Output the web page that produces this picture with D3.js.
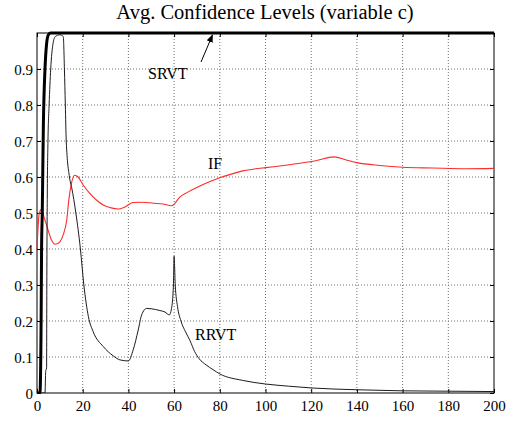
<!DOCTYPE html>
<html>
<head>
<meta charset="utf-8">
<script src="https://cdn.jsdelivr.net/npm/d3@7"></script>
<style>
  body { margin: 0; background: #fff; }
</style>
</head>
<body>
<div id="chart"></div>
<script>
// values
const xTicks = [0, 20, 40, 60, 80, 100, 120, 140, 160, 180, 200];
const yTicks = [0, 0.1, 0.2, 0.3, 0.4, 0.5, 0.6, 0.7, 0.8, 0.9];
const yTickLabels = ['0', '0.1', '0.2', '0.3', '0.4', '0.5', '0.6', '0.7', '0.8', '0.9'];

const srvtX = [0, 1.3, 1.8, 2.0, 2.3, 2.8, 3.5, 4.2, 5, 6, 200];
const srvtY = [0, 0, 0.2, 0.4, 0.5, 0.75, 0.9, 0.97, 0.995, 1, 1];

const rrvtX = [0, 3.5, 3.8, 4.2, 4.3, 4.5, 4.8, 5.3, 6, 7, 8, 10, 11.5, 12, 12.4, 12.8, 14.2, 15.2, 17, 19, 20.5, 21.5, 22.5, 24.6, 29, 33.4, 36.3, 40, 42.1, 44.3, 45.8, 48, 50, 53.8, 56, 57.9, 59, 59.7, 60, 60.5, 61.5, 63, 65, 67, 69, 71, 74, 77, 80, 90, 100, 110, 120, 140, 160, 180, 200];
const rrvtY = [0, 0, 0.06, 0.07, 0.3, 0.55, 0.7, 0.8, 0.9, 0.97, 0.99, 0.995, 0.99, 0.9, 0.8, 0.7, 0.6, 0.57, 0.5, 0.4, 0.3, 0.25, 0.212, 0.17, 0.129, 0.103, 0.092, 0.089, 0.12, 0.175, 0.217, 0.235, 0.234, 0.229, 0.225, 0.217, 0.24, 0.3, 0.38, 0.3, 0.24, 0.2, 0.17, 0.145, 0.115, 0.095, 0.078, 0.065, 0.053, 0.035, 0.025, 0.019, 0.014, 0.009, 0.006, 0.005, 0.004];

const ifX = [0, 1, 2, 3, 4.5, 6, 8, 10, 11.5, 13, 14, 15, 16.5, 18, 20, 23, 26, 29, 32, 35.6, 38, 42, 46, 51, 55, 59, 62.6, 66, 71.3, 76, 80, 85, 90, 95, 100, 108, 115, 122, 130, 135, 140, 150, 160, 173, 188, 200];
const ifY = [0.4, 0.5, 0.51, 0.49, 0.46, 0.43, 0.413, 0.42, 0.44, 0.48, 0.54, 0.58, 0.605, 0.6, 0.58, 0.555, 0.536, 0.522, 0.515, 0.511, 0.515, 0.529, 0.53, 0.527, 0.525, 0.52, 0.545, 0.558, 0.575, 0.588, 0.598, 0.608, 0.617, 0.622, 0.626, 0.632, 0.638, 0.645, 0.656, 0.648, 0.64, 0.632, 0.627, 0.625, 0.623, 0.624];

const serif = '"Liberation Serif"';

const width = 516, height = 444;
const margin = { top: 33, right: 22, bottom: 51, left: 37 };
const innerW = width - margin.left - margin.right;
const innerH = height - margin.top - margin.bottom;

const svg = d3.select('#chart').append('svg')
    .attr('width', width)
    .attr('height', height);

svg.append('text')
    .attr('x', 265)
    .attr('y', 19)
    .attr('text-anchor', 'middle')
    .style('font-family', serif)
    .style('font-size', '20.5px')
    .text('Avg. Confidence Levels (variable c)');

const g = svg.append('g')
    .attr('transform', `translate(${margin.left},${margin.top})`);

const x = d3.scaleLinear().domain([0, 200]).range([0, innerW]);
const y = d3.scaleLinear().domain([0, 1]).range([innerH, 0]);

// dotted grid
g.append('g').selectAll('line')
    .data(xTicks.slice(1, -1))
    .enter().append('line')
    .attr('x1', d => x(d)).attr('x2', d => x(d))
    .attr('y1', 0).attr('y2', innerH)
    .attr('stroke', '#707070')
    .attr('stroke-dasharray', '1,2');

g.append('g').selectAll('line')
    .data(yTicks.slice(1))
    .enter().append('line')
    .attr('x1', 0).attr('x2', innerW)
    .attr('y1', d => y(d)).attr('y2', d => y(d))
    .attr('stroke', '#707070')
    .attr('stroke-dasharray', '1,2');

// axes with inward ticks
const bottomAxis = g.append('g')
    .attr('transform', `translate(0,${innerH})`)
    .call(d3.axisBottom(x).tickValues(xTicks).tickSizeInner(-4).tickSizeOuter(0).tickPadding(7));
const leftAxis = g.append('g')
    .call(d3.axisLeft(y).tickValues(yTicks).tickFormat((d, i) => yTickLabels[i]).tickSizeInner(-4).tickSizeOuter(0).tickPadding(4));
g.append('g')
    .attr('transform', `translate(${innerW},0)`)
    .call(d3.axisRight(y).tickValues(yTicks).tickFormat('').tickSizeInner(-4).tickSizeOuter(0));
g.append('g')
    .call(d3.axisTop(x).tickValues(xTicks).tickFormat('').tickSizeInner(-4).tickSizeOuter(0));

g.selectAll('.domain').remove();
[bottomAxis, leftAxis].forEach(a => a.selectAll('text')
    .style('font-family', serif)
    .style('font-size', '15px')
    .attr('fill', '#000'));
leftAxis.selectAll('text').attr('dy', '0.36em');
g.selectAll('.tick line').attr('stroke', '#000');

g.append('rect')
    .attr('width', innerW)
    .attr('height', innerH)
    .attr('fill', 'none')
    .attr('stroke', '#000')
    .attr('stroke-width', 1);

// series
g.append('clipPath').attr('id', 'clip')
    .append('rect').attr('x', -2).attr('y', -2).attr('width', innerW + 4).attr('height', innerH + 2);

const line = d3.line()
    .x(d => x(d[0]))
    .y(d => y(d[1]))
    .curve(d3.curveMonotoneX);

const series = [
    { xs: ifX, ys: ifY, color: '#ff2a2a', w: 1.1 },
    { xs: rrvtX, ys: rrvtY, color: '#221822', w: 1 },
    { xs: srvtX, ys: srvtY, color: '#000', w: 3 }
];

series.forEach(s => {
    g.append('path')
        .datum(s.xs.map((v, i) => [v, s.ys[i]]))
        .attr('clip-path', 'url(#clip)')
        .attr('fill', 'none')
        .attr('stroke', s.color)
        .attr('stroke-width', s.w)
        .attr('d', line);
});

// labels
const labels = [
    { text: 'SRVT', x: 148, y: 79 },
    { text: 'IF', x: 208, y: 169 },
    { text: 'RRVT', x: 195, y: 340 }
];
svg.selectAll('text.lbl')
    .data(labels)
    .enter().append('text')
    .attr('class', 'lbl')
    .attr('x', d => d.x)
    .attr('y', d => d.y)
    .style('font-family', serif)
    .style('font-size', '16px')
    .text(d => d.text);

// arrow to SRVT line
svg.append('defs').append('marker')
    .attr('id', 'arrow')
    .attr('viewBox', '0 0 10 10')
    .attr('refX', 9).attr('refY', 5)
    .attr('markerWidth', 8).attr('markerHeight', 8)
    .attr('orient', 'auto')
    .append('path')
    .attr('d', 'M0,1 L10,5 L0,9 Z')
    .attr('fill', '#000');

svg.append('line')
    .attr('x1', 201).attr('y1', 62)
    .attr('x2', 212.5).attr('y2', 35)
    .attr('stroke', '#000')
    .attr('stroke-width', 1)
    .attr('marker-end', 'url(#arrow)');
</script>
</body>
</html>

★ ★ ★ ★

PROBLEM REQUIREMENTS
Each line of the data is to be duplicated exactly; pictures stay out of the copy.

RESPONSE FOR THIS EXERCISE
Output the web page that produces this picture with D3.js.
<!DOCTYPE html>
<html>
<head>
<meta charset="utf-8">
<script src="https://cdn.jsdelivr.net/npm/d3@7"></script>
<style>
  body { margin: 0; background: #fff; }
</style>
</head>
<body>
<div id="chart"></div>
<script>
// values
const xTicks = [0, 20, 40, 60, 80, 100, 120, 140, 160, 180, 200];
const yTicks = [0, 0.1, 0.2, 0.3, 0.4, 0.5, 0.6, 0.7, 0.8, 0.9];
const yTickLabels = ['0', '0.1', '0.2', '0.3', '0.4', '0.5', '0.6', '0.7', '0.8', '0.9'];

const srvtX = [0, 1.3, 1.8, 2.0, 2.3, 2.8, 3.5, 4.2, 5, 6, 200];
const srvtY = [0, 0, 0.2, 0.4, 0.5, 0.75, 0.9, 0.97, 0.995, 1, 1];

const rrvtX = [0, 3.5, 3.8, 4.2, 4.3, 4.5, 4.8, 5.3, 6, 7, 8, 10, 11.5, 12, 12.4, 12.8, 14.2, 15.2, 17, 19, 20.5, 21.5, 22.5, 24.6, 29, 33.4, 36.3, 40, 42.1, 44.3, 45.8, 48, 50, 53.8, 56, 57.9, 59, 59.7, 60, 60.5, 61.5, 63, 65, 67, 69, 71, 74, 77, 80, 90, 100, 110, 120, 140, 160, 180, 200];
const rrvtY = [0, 0, 0.06, 0.07, 0.3, 0.55, 0.7, 0.8, 0.9, 0.97, 0.99, 0.995, 0.99, 0.9, 0.8, 0.7, 0.6, 0.57, 0.5, 0.4, 0.3, 0.25, 0.212, 0.17, 0.129, 0.103, 0.092, 0.089, 0.12, 0.175, 0.217, 0.235, 0.234, 0.229, 0.225, 0.217, 0.24, 0.3, 0.38, 0.3, 0.24, 0.2, 0.17, 0.145, 0.115, 0.095, 0.078, 0.065, 0.053, 0.035, 0.025, 0.019, 0.014, 0.009, 0.006, 0.005, 0.004];

const ifX = [0, 1, 2, 3, 4.5, 6, 8, 10, 11.5, 13, 14, 15, 16.5, 18, 20, 23, 26, 29, 32, 35.6, 38, 42, 46, 51, 55, 59, 62.6, 66, 71.3, 76, 80, 85, 90, 95, 100, 108, 115, 122, 130, 135, 140, 150, 160, 173, 188, 200];
const ifY = [0.4, 0.5, 0.51, 0.49, 0.46, 0.43, 0.413, 0.42, 0.44, 0.48, 0.54, 0.58, 0.605, 0.6, 0.58, 0.555, 0.536, 0.522, 0.515, 0.511, 0.515, 0.529, 0.53, 0.527, 0.525, 0.52, 0.545, 0.558, 0.575, 0.588, 0.598, 0.608, 0.617, 0.622, 0.626, 0.632, 0.638, 0.645, 0.656, 0.648, 0.64, 0.632, 0.627, 0.625, 0.623, 0.624];

const serif = '"Liberation Serif"';

const width = 516, height = 444;
const margin = { top: 33, right: 22, bottom: 51, left: 37 };
const innerW = width - margin.left - margin.right;
const innerH = height - margin.top - margin.bottom;

const svg = d3.select('#chart').append('svg')
    .attr('width', width)
    .attr('height', height);

svg.append('text')
    .attr('x', 265)
    .attr('y', 19)
    .attr('text-anchor', 'middle')
    .style('font-family', serif)
    .style('font-size', '20.5px')
    .text('Avg. Confidence Levels (variable c)');

const g = svg.append('g')
    .attr('transform', `translate(${margin.left},${margin.top})`);

const x = d3.scaleLinear().domain([0, 200]).range([0, innerW]);
const y = d3.scaleLinear().domain([0, 1]).range([innerH, 0]);

// dotted grid
g.append('g').selectAll('line')
    .data(xTicks.slice(1, -1))
    .enter().append('line')
    .attr('x1', d => x(d)).attr('x2', d => x(d))
    .attr('y1', 0).attr('y2', innerH)
    .attr('stroke', '#707070')
    .attr('stroke-dasharray', '1,2');

g.append('g').selectAll('line')
    .data(yTicks.slice(1))
    .enter().append('line')
    .attr('x1', 0).attr('x2', innerW)
    .attr('y1', d => y(d)).attr('y2', d => y(d))
    .attr('stroke', '#707070')
    .attr('stroke-dasharray', '1,2');

// axes with inward ticks
const bottomAxis = g.append('g')
    .attr('transform', `translate(0,${innerH})`)
    .call(d3.axisBottom(x).tickValues(xTicks).tickSizeInner(-4).tickSizeOuter(0).tickPadding(7));
const leftAxis = g.append('g')
    .call(d3.axisLeft(y).tickValues(yTicks).tickFormat((d, i) => yTickLabels[i]).tickSizeInner(-4).tickSizeOuter(0).tickPadding(4));
g.append('g')
    .attr('transform', `translate(${innerW},0)`)
    .call(d3.axisRight(y).tickValues(yTicks).tickFormat('').tickSizeInner(-4).tickSizeOuter(0));
g.append('g')
    .call(d3.axisTop(x).tickValues(xTicks).tickFormat('').tickSizeInner(-4).tickSizeOuter(0));

g.selectAll('.domain').remove();
[bottomAxis, leftAxis].forEach(a => a.selectAll('text')
    .style('font-family', serif)
    .style('font-size', '15px')
    .attr('fill', '#000'));
leftAxis.selectAll('text').attr('dy', '0.36em');
g.selectAll('.tick line').attr('stroke', '#000');

g.append('rect')
    .attr('width', innerW)
    .attr('height', innerH)
    .attr('fill', 'none')
    .attr('stroke', '#000')
    .attr('stroke-width', 1);

// series
g.append('clipPath').attr('id', 'clip')
    .append('rect').attr('x', -2).attr('y', -2).attr('width', innerW + 4).attr('height', innerH + 2);

const line = d3.line()
    .x(d => x(d[0]))
    .y(d => y(d[1]))
    .curve(d3.curveMonotoneX);

const series = [
    { xs: ifX, ys: ifY, color: '#ff2a2a', w: 1.1 },
    { xs: rrvtX, ys: rrvtY, color: '#221822', w: 1 },
    { xs: srvtX, ys: srvtY, color: '#000', w: 3 }
];

series.forEach(s => {
    g.append('path')
        .datum(s.xs.map((v, i) => [v, s.ys[i]]))
        .attr('clip-path', 'url(#clip)')
        .attr('fill', 'none')
        .attr('stroke', s.color)
        .attr('stroke-width', s.w)
        .attr('d', line);
});

// labels
const labels = [
    { text: 'SRVT', x: 148, y: 79 },
    { text: 'IF', x: 208, y: 169 },
    { text: 'RRVT', x: 195, y: 340 }
];
svg.selectAll('text.lbl')
    .data(labels)
    .enter().append('text')
    .attr('class', 'lbl')
    .attr('x', d => d.x)
    .attr('y', d => d.y)
    .style('font-family', serif)
    .style('font-size', '16px')
    .text(d => d.text);

// arrow to SRVT line
svg.append('defs').append('marker')
    .attr('id', 'arrow')
    .attr('viewBox', '0 0 10 10')
    .attr('refX', 9).attr('refY', 5)
    .attr('markerWidth', 8).attr('markerHeight', 8)
    .attr('orient', 'auto')
    .append('path')
    .attr('d', 'M0,1 L10,5 L0,9 Z')
    .attr('fill', '#000');

svg.append('line')
    .attr('x1', 201).attr('y1', 62)
    .attr('x2', 212.5).attr('y2', 35)
    .attr('stroke', '#000')
    .attr('stroke-width', 1)
    .attr('marker-end', 'url(#arrow)');
</script>
</body>
</html>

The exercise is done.